Middle Eastern Eggs With Sausages

Ingredients

  • 4 BMS beef or pork sausages
  • Drizzle of olive or rapeseed oil
  • 1 small red onion, chopped
  • 15 cherry tomatoes, halved
  • pinch of sugar
  • 2 teaspoons tomato paste
  • 2 large eggs
  • Paprika
  • 2 tablespoons Greek yoghurt
  • A few parsley sprigs, chopped

Method

  1. Heat a drizzle of oil in a heavy-bottomed, small frying pan, a cast-iron pan is perfect. Add the onion and cook for a few minutes until softened, then push it to one side of the pan. Add the sausages and fry for 5–10 minutes, turning them in the pan until golden brown.
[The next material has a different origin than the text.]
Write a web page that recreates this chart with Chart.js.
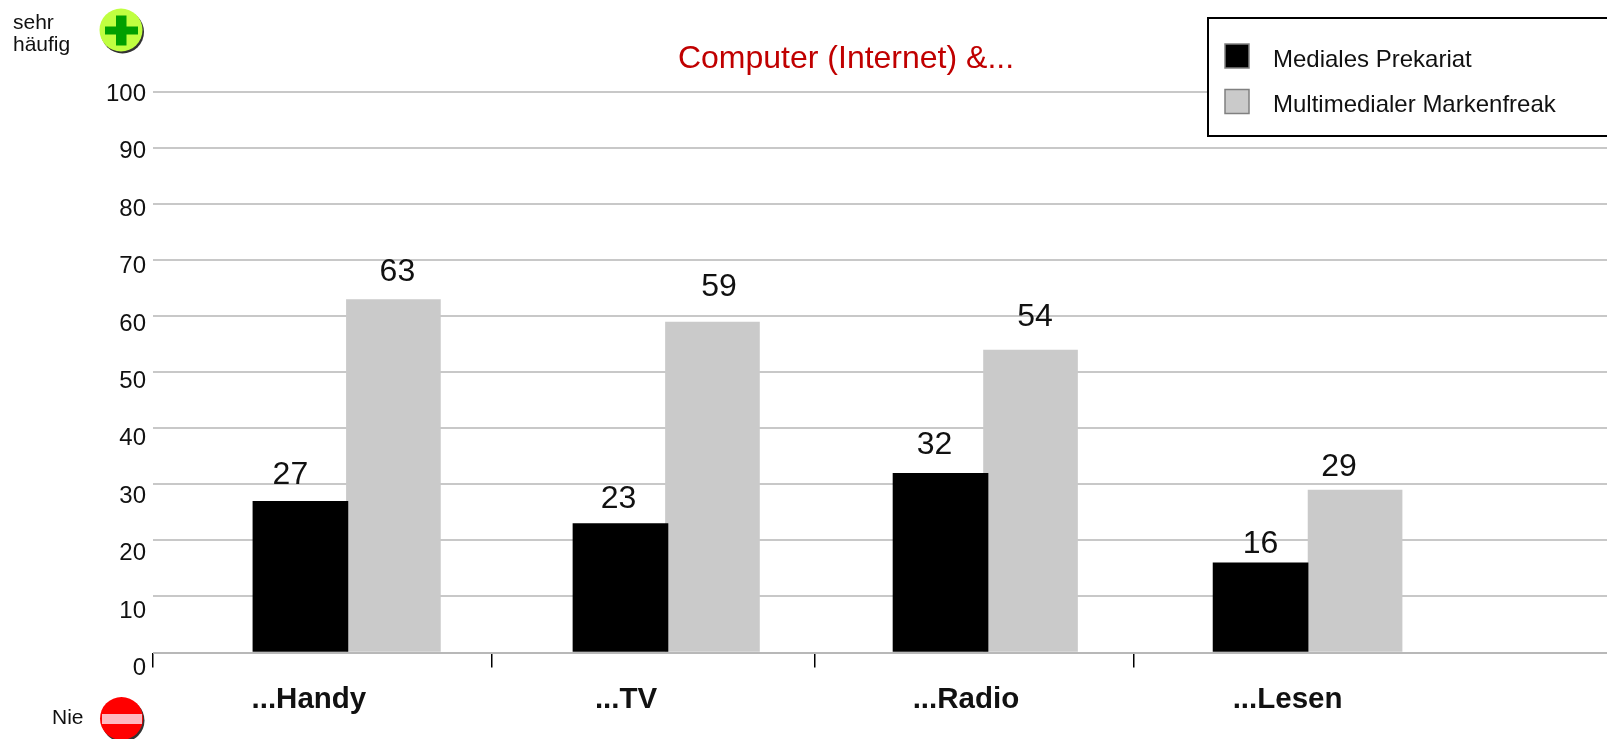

Add the tomatoes, sugar, and harissa, season well, and add a splash of water. Cook for 5–10 minutes, stirring occasionally, until the tomatoes have cooked down into a thick, chunky sauce.
  2. Push the sausages aside in the pan to create two large wells in the sauce using a spoon. Crack the eggs into the wells and cook for 4–5 minutes, until the egg whites are just set and the yolks are still runny. Meanwhile, toast the pitta breads.
  3. Sprinkle each egg with paprika, add a dollop of yoghurt, then sprinkle over the parsley. Cut each pitta bread in half and serve on the side.